With its July issue The Criterion completes its first year as a quarterly review, and Mr. T. S. Eliot is to be congratulated on an excellent undertaking admirably accomplished. The present number is, perhaps, the best of those published thus far. Mr. Charles Whibley completes his excellent study of Bolingbroke ; Mr. Yeats contributes a biographical note which he intends as a new opening to Chapter VI. of " The Trembling of the Veil " ; Mr. Stanley Rice draws an interesting parallel between the Alcestis of Euripides and the story of Savitri in the " Mahabharata " ; Mr. Aldington writes pleasantly of the Italian pastoral. Most interesting of all, perhaps, is M. Jacques Riviere's " Notes on a Possible Generalization of the Theories of Freud." M. Riviere makes the best brief summary of Freud we have seen, and takes an interesting, if a little doubtful step in the direction of an application of the Freudian doctrine to aesthetic criticism.
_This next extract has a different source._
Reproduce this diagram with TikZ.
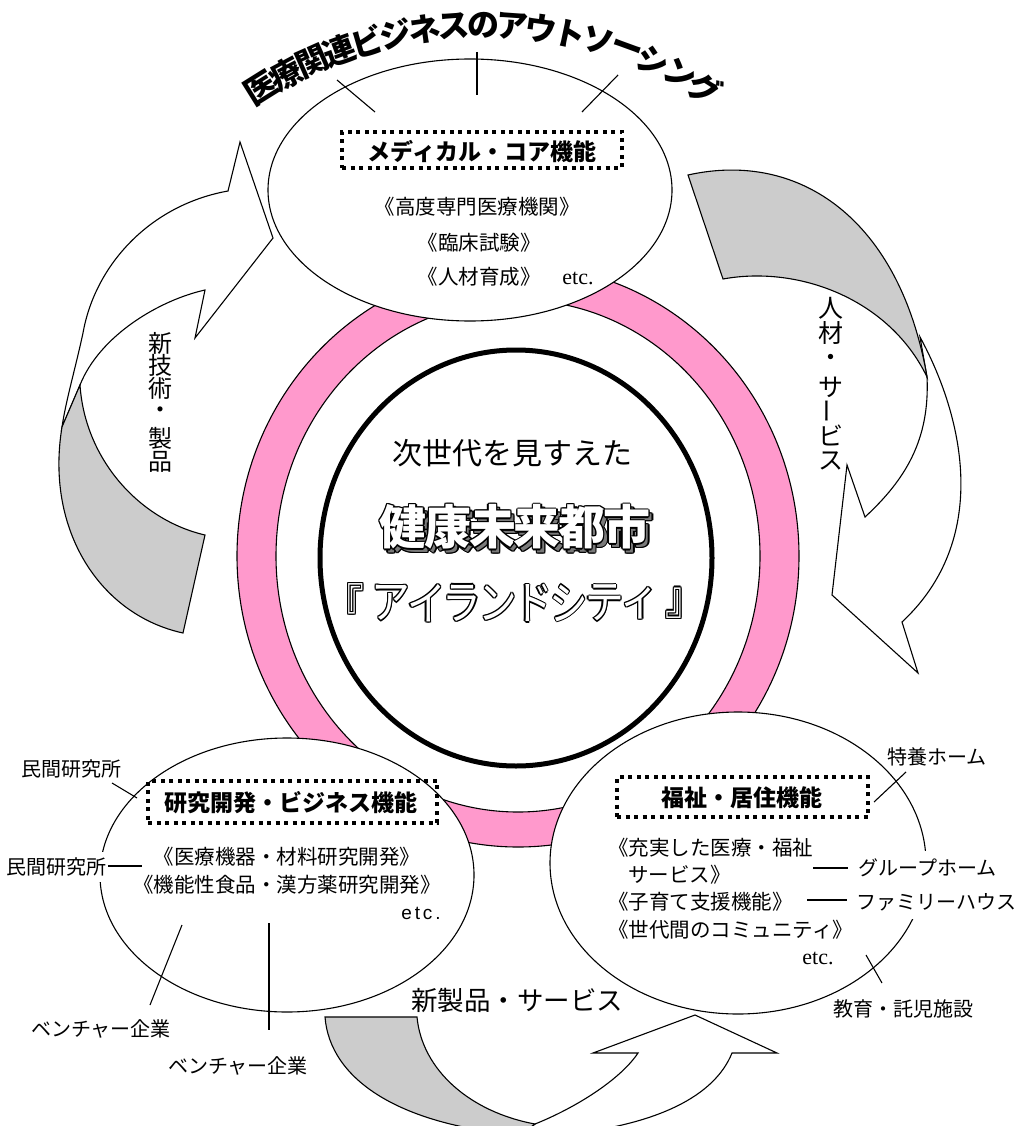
\documentclass[tikz,border=0pt]{standalone}
\usepackage{fontspec}
\usepackage{graphicx}
\setmainfont{Noto Sans CJK JP}
\newfontfamily\latinserif{Liberation Serif}
\newfontfamily\latinsans[LetterSpace=15]{Liberation Sans}
\newcommand\setfs[1]{\fontsize{#1}{#1}\selectfont}
\usetikzlibrary{shapes.geometric}
\definecolor{ringpink}{HTML}{FF99CC}
\definecolor{backgray}{HTML}{CCCCCC}
\definecolor{shadowgray}{HTML}{7A7A7A}
\tikzset{
  outl/.style={draw=black, line width=1.1pt},
  bubble/.style={ellipse, draw=black, line width=1.1pt, fill=white, inner sep=0pt},
  dotbox/.style={draw=black, line width=3.5pt, dash pattern=on 4pt off 4.5pt, inner sep=0pt},
  tickline/.style={draw=black, line width=1.1pt},
  bodytxt/.style={inner sep=0pt, font=\setfs{20.5}},
  boxtitle/.style={inner sep=0pt, font=\bfseries\setfs{23}},
  sidelabel/.style={inner sep=1.5pt, fill=white, font=\setfs{20}},
}
\newcommand\outlinetext[5]{%
  \foreach \ox/\oy in {1.3/0,-1.3/0,0/1.3,0/-1.3,0.9/0.9,-0.9/0.9,0.9/-0.9,-0.9/-0.9}
    {\node[inner sep=0pt, font=#3, text=black, xshift=\ox pt, yshift=\oy pt] at #2 {#5};}
  \node[inner sep=0pt, font=#3, text=#4] (#1) at #2 {#5};
}
\begin{document}
\begin{tikzpicture}[x=1pt,y=-1pt]
\useasboundingbox (0,0) rectangle (1019,1126);
\fill[white] (0,0) rectangle (1019,1126);

% ---------- curved block arrows ----------
\begin{scope}
\clip (0,0) rectangle (1019,1126);
% left arrow (new technology / products)
\draw[outl, fill=white] (228,191) -- (240,142) -- (273,238) -- (195,338) -- (205,290)
  .. controls (160,300) and (100,335) .. (80,385) -- (62,427)
  .. controls (66,400) and (75,370) .. (83,333)
  .. controls (95,265) and (150,205) .. (228,191) -- cycle;
\draw[outl, fill=backgray] (80,385) .. controls (85,460) and (140,520) .. (205,535)
  -- (183,633) .. controls (100,615) and (45,530) .. (62,427) -- cycle;
% right arrow (people / services)
\draw[outl, fill=white] (920,337) .. controls (965,420) and (990,540) .. (902,622)
  -- (918,673) -- (832,595) -- (847,465) -- (865,517)
  .. controls (905,480) and (930,440) .. (927,377) -- cycle;
\draw[outl, fill=backgray] (688,175) .. controls (800,150) and (900,220) .. (927,377)
  .. controls (890,300) and (800,265) .. (723,279) -- cycle;
% bottom arrow (new products / services)
\draw[outl, fill=white] (535,1124) .. controls (575,1108) and (620,1080) .. (638,1053)
  -- (593,1053) -- (695,1015) -- (777,1053) -- (732,1053)
  .. controls (715,1095) and (660,1125) .. (560,1135) -- (520,1135) -- cycle;
\draw[outl, fill=backgray] (325,1017) -- (417,1017) .. controls (422,1070) and (470,1112) .. (535,1124)
  -- (520,1135) .. controls (400,1125) and (330,1080) .. (325,1017) -- cycle;
\end{scope}

% ---------- pink ring and central circle ----------
\node[ellipse, outl, fill=ringpink, inner sep=0pt, minimum width=562pt, minimum height=582pt] (ringout) at (518,556) {};
\node[ellipse, outl, fill=white, inner sep=0pt, minimum width=484pt, minimum height=512pt] (ringin) at (518,556) {};
\node[ellipse, draw=black, line width=5pt, inner sep=0pt, minimum width=392pt, minimum height=416pt] (city) at (516,558) {};

% ---------- three function bubbles ----------
\node[bubble, minimum width=404pt, minimum height=262pt] (core) at (470,190) {};
\node[bubble, minimum width=374pt, minimum height=274pt] (research) at (287,875) {};
\node[bubble, minimum width=376pt, minimum height=302pt] (welfare) at (738,863) {};

% ---------- curved title ----------
\foreach \c [count=\i from 0] in {医,療,関,連,ビ,ジ,ネ,ス,の,ア,ウ,ト,ソ,ー,シ,ン,グ} {
  \pgfmathsetmacro\th{-32+4*\i}
  \pgfmathsetmacro\rt{32-4*\i}
  \node[inner sep=0pt, font=\bfseries\setfs{32}, rotate=\rt] (arc\i)
    at ({483+419*sin(\th)},{444-419*cos(\th)}) {\c};
}

% ---------- top bubble contents ----------
\node[dotbox, minimum width=280pt, minimum height=36pt] (corebox) at (482,150) {};
\node[boxtitle] (coretitle) at (482,151) {メディカル・コア機能};
\node[bodytxt] (core1) at (477,207) {《高度専門医療機関》};
\node[bodytxt] (core2) at (479,243) {《臨床試験》};
\node[bodytxt] (core3) at (479,277) {《人材育成》};
\node[inner sep=0pt, font=\latinserif\setfs{22}] (coreetc) at (578,278) {etc.};
\coordinate (ct1a) at (337,80);  \coordinate (ct1b) at (375,112);
\coordinate (ct2a) at (477,52);  \coordinate (ct2b) at (477,95);
\coordinate (ct3a) at (618,75);  \coordinate (ct3b) at (582,112);
\draw[tickline] (ct1a) -- (ct1b);
\draw[tickline] (ct2a) -- (ct2b);
\draw[tickline] (ct3a) -- (ct3b);

% ---------- research bubble contents ----------
\node[dotbox, minimum width=289pt, minimum height=42pt] (resbox) at (292.5,802) {};
\node[boxtitle] (restitle) at (291,803) {研究開発・ビジネス機能};
\node[bodytxt] (res1) at (287,857) {《医療機器・材料研究開発》};
\node[bodytxt] (res2) at (287,885) {《機能性食品・漢方薬研究開発》};
\node[inner sep=0pt, font=\latinsans\setfs{19}] (resetc) at (421,913) {etc.};
\node[sidelabel] (lab1) at (71,769) {民間研究所};
\node[sidelabel, anchor=east, inner ysep=6pt] (lab2) at (108,867) {民間研究所};
\node[sidelabel] (lab3) at (101,1029) {ベンチャー企業};
\node[sidelabel] (lab4) at (238,1066) {ベンチャー企業};
\coordinate (rt1a) at (112,783); \coordinate (rt1b) at (137,798);
\coordinate (rt2b) at (142,866);
\coordinate (rt3a) at (182,925); \coordinate (rt3b) at (150,1005);
\coordinate (rt4a) at (269,923); \coordinate (rt4b) at (269,1030);
\draw[tickline] (rt1a) -- (rt1b);
\draw[tickline] (lab2.east |- rt2b) -- (rt2b);
\draw[tickline] (rt3a) -- (rt3b);
\draw[tickline] (rt4a) -- (rt4b);

% ---------- welfare bubble contents ----------
\node[dotbox, minimum width=251pt, minimum height=40pt] (welbox) at (742.5,797) {};
\node[boxtitle] (weltitle) at (742,798) {福祉・居住機能};
\node[bodytxt, anchor=west] (wel1) at (608,848) {《充実した医療・福祉};
\node[bodytxt, anchor=west] (wel2) at (628,875) {サービス》};
\node[bodytxt, anchor=west] (wel3) at (608,902) {《子育て支援機能》};
\node[bodytxt, anchor=west] (wel4) at (608,930) {《世代間のコミュニティ》};
\node[inner sep=0pt, font=\latinserif\setfs{22}] (weletc) at (818,958) {etc.};
\node[sidelabel] (lab5) at (937,757) {特養ホーム};
\node[sidelabel, anchor=west, inner ysep=8pt] (lab6) at (857,868) {グループホーム};
\node[sidelabel, anchor=west, inner ysep=8pt] (lab7) at (855,902) {ファミリーハウス};
\node[sidelabel] (lab8) at (903,1009) {教育・託児施設};
\coordinate (wt1a) at (906,772); \coordinate (wt1b) at (874,802);
\coordinate (wt2a) at (813,868); \coordinate (wt2b) at (848,868);
\coordinate (wt3a) at (807,900); \coordinate (wt3b) at (847,900);
\coordinate (wt4a) at (866,955); \coordinate (wt4b) at (882,983);
\draw[tickline] (wt1a) -- (wt1b);
\draw[tickline] (wt2a) -- (wt2b);
\draw[tickline] (wt3a) -- (wt3b);
\draw[tickline] (wt4a) -- (wt4b);

% ---------- arrow labels ----------
\foreach \c/\yy [count=\i] in {人/308,材/333,・/360,サ/387,ビ/435,ス/461}
  {\node[inner sep=0pt, font=\setfs{25}] (hz\i) at (831,\yy) {\c};}
\node[inner sep=0pt, font=\setfs{25}, rotate=90] (hzbar) at (831,411) {ー};
\foreach \c/\yy [count=\i] in {新/343,技/365,術/388,・/413,製/438,品/462}
  {\node[inner sep=0pt, font=\setfs{24}] (gj\i) at (160,\yy) {\c};}
\node[inner sep=0pt, font=\setfs{26.5}] (newprod) at (517,1000) {新製品・サービス};

% ---------- centre texts ----------
\node[inner sep=0pt, font=\setfs{30}] (nextgen) at (512,453) {次世代を見すえた};
\foreach \c [count=\i from 0] in {健,康,未,来,都,市} {
  \pgfmathsetmacro\xx{403.25+44.7*\i}
  \outlinetext{shadow\i}{(\xx+3.5,530.5)}{\bfseries\setfs{47}}{shadowgray}{\c}
  \outlinetext{big\i}{(\xx,527)}{\bfseries\setfs{47}}{white}{\c}
}
\foreach \c/\xx [count=\i] in {『/345,ア/391,イ/426.6,ラ/462.2,ン/497.8,ド/533.4,シ/569,テ/604.6,ィ/640.2,』/685} {
  \outlinetext{isl\i}{(\xx,603)}{\setfs{46}}{white}{\scalebox{0.84}[1]{\c}}
}
\end{tikzpicture}
\end{document}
One questions chiefly his conclusion that " a sort of vague aesthetic criterion might be established which would enable us to distinguish works born of an inclination from those manufactured by will, the aesthetic quality being, of course, reserved to the former." This distinction between " will " and " inclination " will probably not bear analysis. But for the most part M. Riviere is suggestive and sound. Mr. Pound's new cantos are techni- cally interesting, but dull. One regrets that Mr. Eliot should have thought it necessary to comment astringently on the policy of The Adelphi without sufficient confidence to mention that paper by name. However, The Criterion more than justifies its existence, and one notes with great pleasure that its scope is to be enlarged with the next issue, and that it is planning to bring out from time to time books by its con- tributors. The translation of Le Serpent, by Paul Valery, with an introduction by Mr. Eliot, will be worth waiting for.